Note that being a pivotal act is a property of a plan in relation to the territory. There can be a plan P that saves us when executed. But I might fail to predict this. I.e. it is possible to misestimate is_pivotal_act(P). So one reason for having relatively simple, abstract plans like "Upload a human", is that these plans specify a world state, with easily visible properties. In the "Upload a human" example we would have a superintelligent human. Then we can evaluate the is_pivotal_act property, and based on that we have created a superintelligent human. I am heavily simplifying here, but I think you get the idea.

I think your "positively transformative AI" just does not capture what a pivotal act is about (I haven't read the article, I am guessing based on the name). You could have positive transformative AI, that makes things increasingly better and better, by a lot. And then somebody builds a misaligned AGI and everybody dies. One doesn't exclude the other.

Thanks for writing this, though I admit that I remain somewhat confused about exactly how pivotal acts differ from the naive "someone takes control over the world and then, instead of using that control for personal gain or other bad things, uses it to prevent anyone from ending the world".

I see that your "memetically fit alignment article" doesn't fit this template - would the publicaron of that article count as a pivotal act even in the absence of some entity that can ensure that nobody intentionally destroys the world? If that does count as a pivotal act, and that was what you were pointing at, then your article really did correct a misunderstanding I had.
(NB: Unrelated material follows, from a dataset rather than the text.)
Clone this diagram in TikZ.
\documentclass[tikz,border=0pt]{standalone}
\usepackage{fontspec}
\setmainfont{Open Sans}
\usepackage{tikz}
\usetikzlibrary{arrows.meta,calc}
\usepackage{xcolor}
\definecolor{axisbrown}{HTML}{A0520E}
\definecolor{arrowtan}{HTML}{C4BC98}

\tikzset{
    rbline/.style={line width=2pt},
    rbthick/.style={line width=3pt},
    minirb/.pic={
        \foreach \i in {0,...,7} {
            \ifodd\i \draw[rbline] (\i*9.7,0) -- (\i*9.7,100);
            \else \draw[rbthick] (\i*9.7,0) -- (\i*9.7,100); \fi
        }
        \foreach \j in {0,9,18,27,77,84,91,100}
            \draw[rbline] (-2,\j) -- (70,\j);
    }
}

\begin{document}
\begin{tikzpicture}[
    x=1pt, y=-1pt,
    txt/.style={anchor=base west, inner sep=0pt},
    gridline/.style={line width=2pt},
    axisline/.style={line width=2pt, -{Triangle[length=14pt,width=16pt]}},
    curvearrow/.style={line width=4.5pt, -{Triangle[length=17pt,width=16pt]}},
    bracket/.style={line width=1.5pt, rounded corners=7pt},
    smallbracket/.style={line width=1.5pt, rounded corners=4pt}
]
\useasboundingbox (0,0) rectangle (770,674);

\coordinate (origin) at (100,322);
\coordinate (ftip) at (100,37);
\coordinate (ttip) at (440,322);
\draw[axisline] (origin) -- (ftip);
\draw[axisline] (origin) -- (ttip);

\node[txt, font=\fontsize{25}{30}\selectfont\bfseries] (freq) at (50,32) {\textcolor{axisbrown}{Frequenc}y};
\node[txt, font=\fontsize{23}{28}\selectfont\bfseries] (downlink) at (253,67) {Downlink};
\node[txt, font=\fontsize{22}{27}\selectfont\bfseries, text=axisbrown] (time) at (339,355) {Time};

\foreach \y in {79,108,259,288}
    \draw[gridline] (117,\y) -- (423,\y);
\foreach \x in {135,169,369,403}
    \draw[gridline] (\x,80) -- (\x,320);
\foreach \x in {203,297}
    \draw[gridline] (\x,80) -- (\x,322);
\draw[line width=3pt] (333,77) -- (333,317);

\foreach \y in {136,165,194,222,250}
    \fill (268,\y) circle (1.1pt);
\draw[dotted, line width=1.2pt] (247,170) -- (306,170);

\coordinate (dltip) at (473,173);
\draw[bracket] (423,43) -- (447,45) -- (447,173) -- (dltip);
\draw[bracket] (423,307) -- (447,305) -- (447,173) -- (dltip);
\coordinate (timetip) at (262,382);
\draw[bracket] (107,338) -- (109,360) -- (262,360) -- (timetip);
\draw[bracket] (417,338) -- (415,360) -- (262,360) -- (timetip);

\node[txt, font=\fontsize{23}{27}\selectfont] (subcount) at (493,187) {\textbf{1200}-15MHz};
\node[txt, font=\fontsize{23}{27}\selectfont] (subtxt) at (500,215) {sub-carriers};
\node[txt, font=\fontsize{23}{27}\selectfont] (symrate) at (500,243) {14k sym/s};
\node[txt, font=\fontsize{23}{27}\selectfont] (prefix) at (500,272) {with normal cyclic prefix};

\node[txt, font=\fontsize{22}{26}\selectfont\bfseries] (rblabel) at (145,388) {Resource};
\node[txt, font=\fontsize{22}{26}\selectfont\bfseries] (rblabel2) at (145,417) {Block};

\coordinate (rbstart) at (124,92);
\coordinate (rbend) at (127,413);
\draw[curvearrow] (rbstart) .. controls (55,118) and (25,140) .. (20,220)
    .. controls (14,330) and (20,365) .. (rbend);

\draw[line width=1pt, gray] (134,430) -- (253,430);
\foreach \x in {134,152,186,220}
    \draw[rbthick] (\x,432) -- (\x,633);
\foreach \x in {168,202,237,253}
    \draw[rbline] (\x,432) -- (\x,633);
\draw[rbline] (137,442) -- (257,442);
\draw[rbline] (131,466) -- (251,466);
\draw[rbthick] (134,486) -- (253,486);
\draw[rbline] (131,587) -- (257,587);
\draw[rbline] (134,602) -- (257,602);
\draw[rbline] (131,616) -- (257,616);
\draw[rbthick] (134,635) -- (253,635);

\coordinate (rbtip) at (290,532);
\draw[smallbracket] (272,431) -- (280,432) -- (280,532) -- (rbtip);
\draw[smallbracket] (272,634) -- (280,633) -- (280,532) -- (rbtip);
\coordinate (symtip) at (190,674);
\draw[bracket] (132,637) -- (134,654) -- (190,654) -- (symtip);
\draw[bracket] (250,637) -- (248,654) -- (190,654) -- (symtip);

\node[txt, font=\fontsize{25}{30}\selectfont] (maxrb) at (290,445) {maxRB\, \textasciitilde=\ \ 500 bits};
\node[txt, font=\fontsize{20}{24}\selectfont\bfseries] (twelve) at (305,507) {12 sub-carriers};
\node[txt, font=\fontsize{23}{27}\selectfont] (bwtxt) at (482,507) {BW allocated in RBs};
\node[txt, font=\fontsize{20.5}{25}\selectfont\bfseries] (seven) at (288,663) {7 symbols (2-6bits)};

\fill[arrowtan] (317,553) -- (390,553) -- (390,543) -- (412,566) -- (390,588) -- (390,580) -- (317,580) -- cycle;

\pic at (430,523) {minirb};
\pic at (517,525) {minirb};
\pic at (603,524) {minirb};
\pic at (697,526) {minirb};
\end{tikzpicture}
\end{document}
Yes, if you can make the article's contents be in all the brains that would be liable to accidentally create a misaligned AGI, now and in the future, and we also assume that none of these brains want to intentionally create a misaligned AGI, then that would count as a pivotal act in my book.
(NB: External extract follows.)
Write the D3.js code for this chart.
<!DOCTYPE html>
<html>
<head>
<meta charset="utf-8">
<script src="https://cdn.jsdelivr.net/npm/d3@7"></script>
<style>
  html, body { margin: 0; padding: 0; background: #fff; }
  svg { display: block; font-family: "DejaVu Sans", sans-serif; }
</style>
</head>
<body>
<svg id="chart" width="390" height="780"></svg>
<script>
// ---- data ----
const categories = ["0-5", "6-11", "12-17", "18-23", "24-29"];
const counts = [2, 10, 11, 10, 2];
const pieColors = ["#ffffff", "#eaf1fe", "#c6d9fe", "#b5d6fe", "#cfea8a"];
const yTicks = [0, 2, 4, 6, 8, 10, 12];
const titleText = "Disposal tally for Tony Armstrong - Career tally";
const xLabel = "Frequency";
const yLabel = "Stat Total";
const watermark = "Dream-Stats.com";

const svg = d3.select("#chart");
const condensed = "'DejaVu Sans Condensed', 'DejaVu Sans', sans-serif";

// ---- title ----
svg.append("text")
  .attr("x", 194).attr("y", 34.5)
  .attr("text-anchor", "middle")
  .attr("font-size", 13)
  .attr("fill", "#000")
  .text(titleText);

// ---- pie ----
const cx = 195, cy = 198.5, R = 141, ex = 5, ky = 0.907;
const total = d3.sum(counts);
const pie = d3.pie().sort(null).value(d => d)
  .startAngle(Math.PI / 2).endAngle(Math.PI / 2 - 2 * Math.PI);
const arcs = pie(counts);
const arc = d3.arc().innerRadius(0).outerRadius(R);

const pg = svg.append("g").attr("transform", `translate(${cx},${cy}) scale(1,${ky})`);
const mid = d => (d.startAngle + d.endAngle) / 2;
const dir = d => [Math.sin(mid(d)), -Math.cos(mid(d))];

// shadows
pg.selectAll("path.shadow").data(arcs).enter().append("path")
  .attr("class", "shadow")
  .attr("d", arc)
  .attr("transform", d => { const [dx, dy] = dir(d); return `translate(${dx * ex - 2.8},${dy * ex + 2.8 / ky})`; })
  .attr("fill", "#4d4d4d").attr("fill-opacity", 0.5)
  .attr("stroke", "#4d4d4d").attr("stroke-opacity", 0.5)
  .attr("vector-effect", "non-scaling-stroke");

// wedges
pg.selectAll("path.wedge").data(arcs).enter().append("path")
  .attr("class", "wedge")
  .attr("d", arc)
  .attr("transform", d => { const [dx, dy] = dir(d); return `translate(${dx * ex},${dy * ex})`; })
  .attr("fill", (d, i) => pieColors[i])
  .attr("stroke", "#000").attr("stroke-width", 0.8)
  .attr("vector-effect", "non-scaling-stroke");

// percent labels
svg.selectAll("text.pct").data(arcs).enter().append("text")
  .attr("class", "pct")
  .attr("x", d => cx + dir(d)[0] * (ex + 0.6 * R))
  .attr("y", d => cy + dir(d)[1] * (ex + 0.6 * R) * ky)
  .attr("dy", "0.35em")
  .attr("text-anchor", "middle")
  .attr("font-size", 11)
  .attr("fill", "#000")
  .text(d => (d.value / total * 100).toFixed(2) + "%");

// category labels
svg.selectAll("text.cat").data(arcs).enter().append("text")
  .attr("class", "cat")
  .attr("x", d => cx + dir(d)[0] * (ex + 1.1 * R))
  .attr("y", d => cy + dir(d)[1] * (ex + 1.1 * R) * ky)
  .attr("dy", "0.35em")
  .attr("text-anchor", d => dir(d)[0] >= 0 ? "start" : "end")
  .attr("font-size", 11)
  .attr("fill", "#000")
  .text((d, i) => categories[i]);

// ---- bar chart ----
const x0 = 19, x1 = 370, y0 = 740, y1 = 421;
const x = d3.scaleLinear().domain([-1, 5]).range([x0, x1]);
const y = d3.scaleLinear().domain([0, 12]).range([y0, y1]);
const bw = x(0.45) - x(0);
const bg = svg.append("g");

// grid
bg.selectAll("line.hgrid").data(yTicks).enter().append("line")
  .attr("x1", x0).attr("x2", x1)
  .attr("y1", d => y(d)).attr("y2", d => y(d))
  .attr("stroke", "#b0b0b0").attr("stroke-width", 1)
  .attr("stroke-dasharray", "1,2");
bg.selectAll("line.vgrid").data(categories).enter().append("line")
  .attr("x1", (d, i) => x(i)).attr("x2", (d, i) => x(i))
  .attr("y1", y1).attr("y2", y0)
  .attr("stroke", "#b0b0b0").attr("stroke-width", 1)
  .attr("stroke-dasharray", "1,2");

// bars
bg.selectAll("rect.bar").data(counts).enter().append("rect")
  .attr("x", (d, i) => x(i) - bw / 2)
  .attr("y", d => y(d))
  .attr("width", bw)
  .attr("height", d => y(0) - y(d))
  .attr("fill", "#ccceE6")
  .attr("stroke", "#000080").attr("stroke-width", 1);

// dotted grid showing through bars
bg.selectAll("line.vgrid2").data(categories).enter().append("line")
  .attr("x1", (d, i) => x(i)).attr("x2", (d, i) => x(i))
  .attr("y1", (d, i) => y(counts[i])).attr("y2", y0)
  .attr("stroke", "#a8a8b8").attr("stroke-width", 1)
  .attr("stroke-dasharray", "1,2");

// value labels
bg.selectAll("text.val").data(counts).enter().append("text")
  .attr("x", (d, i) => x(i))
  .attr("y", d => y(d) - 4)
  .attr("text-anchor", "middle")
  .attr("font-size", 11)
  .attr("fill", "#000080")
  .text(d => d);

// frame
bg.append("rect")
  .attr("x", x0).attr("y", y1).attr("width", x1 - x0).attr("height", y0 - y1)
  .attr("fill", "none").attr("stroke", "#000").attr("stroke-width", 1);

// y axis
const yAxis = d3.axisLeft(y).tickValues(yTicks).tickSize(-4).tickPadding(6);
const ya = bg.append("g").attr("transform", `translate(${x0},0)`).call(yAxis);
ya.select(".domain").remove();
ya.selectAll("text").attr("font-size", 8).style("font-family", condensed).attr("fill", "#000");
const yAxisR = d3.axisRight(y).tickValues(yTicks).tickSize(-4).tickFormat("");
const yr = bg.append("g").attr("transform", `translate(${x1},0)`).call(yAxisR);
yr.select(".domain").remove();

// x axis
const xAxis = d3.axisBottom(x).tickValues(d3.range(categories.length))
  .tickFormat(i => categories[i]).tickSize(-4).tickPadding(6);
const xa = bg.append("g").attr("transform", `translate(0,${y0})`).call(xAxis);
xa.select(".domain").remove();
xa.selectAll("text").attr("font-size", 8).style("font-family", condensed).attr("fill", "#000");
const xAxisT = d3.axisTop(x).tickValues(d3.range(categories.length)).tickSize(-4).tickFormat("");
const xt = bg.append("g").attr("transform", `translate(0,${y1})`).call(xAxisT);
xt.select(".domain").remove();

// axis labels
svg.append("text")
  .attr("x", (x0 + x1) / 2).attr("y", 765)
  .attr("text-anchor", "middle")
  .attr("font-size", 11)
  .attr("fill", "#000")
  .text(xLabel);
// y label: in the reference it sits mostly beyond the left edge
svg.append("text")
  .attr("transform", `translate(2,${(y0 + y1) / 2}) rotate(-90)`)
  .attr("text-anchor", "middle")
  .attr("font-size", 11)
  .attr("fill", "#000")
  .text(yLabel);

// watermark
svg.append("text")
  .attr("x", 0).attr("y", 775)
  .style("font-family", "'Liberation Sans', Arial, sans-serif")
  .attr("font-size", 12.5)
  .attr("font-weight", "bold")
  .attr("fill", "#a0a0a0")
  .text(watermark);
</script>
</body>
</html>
This might work without the assumption that nobody wants to create a misaligned AGI, through a different mechanism than described in the OP. Then it seems relatively likely that there is enough oomph to push for effective regulations.

I agree that it's really frustrating to see people reinterpret "pivotal act" in all sorts of bizarre ways. Basically, it's like in chess where a king is in check; you have to move out of check, or you die.

In retrospect, I am somewhat confused about what I am trying to do with this article. I am glad that I did publish it, because I too frequently don't publish writeups that are almost complete. It all started out by trying to give a brief summary that people could look at to get less confused about pivotal acts. Basically in a different writeup, a person said that it is unclear what I mean by pivotal act. Instead of writing this article, I should probably just have added a note to the original article that pivotal act actually means something very specific and that it is easily conflated with other things, and then linked to the original article. I did link to the original article in the document I was writing, but apparently, that was not enough.

I think it does an okay job of succinctly stating the definition. I think stating some common confusions is probably a good thing to do, to preemptively prevent people from falling into these failure modes. And the ones I listed seem somewhat different from the ones in the original article. So maybe they add a tiny bit of value.

I think the most valuable thing about writing this article is to make me slightly less confused about pivotal acts. Before writing this article my model was implicitly telling me that any pivotal act needs to be directly about putting some entity into a position of great enough power that it can do the necessary things to save the world. After writing this article it is clear that this is not true. I now might be able to generate some new pivotal acts that I could not have generated before.

If I want the articles I write to be more valuable to other people, I should probably plan things out much more precisely and set a very specific scope for the article that I am writing beforehand. I expect that this will decrease the insights I will generate for myself during writing, but make the writing more useful to other people.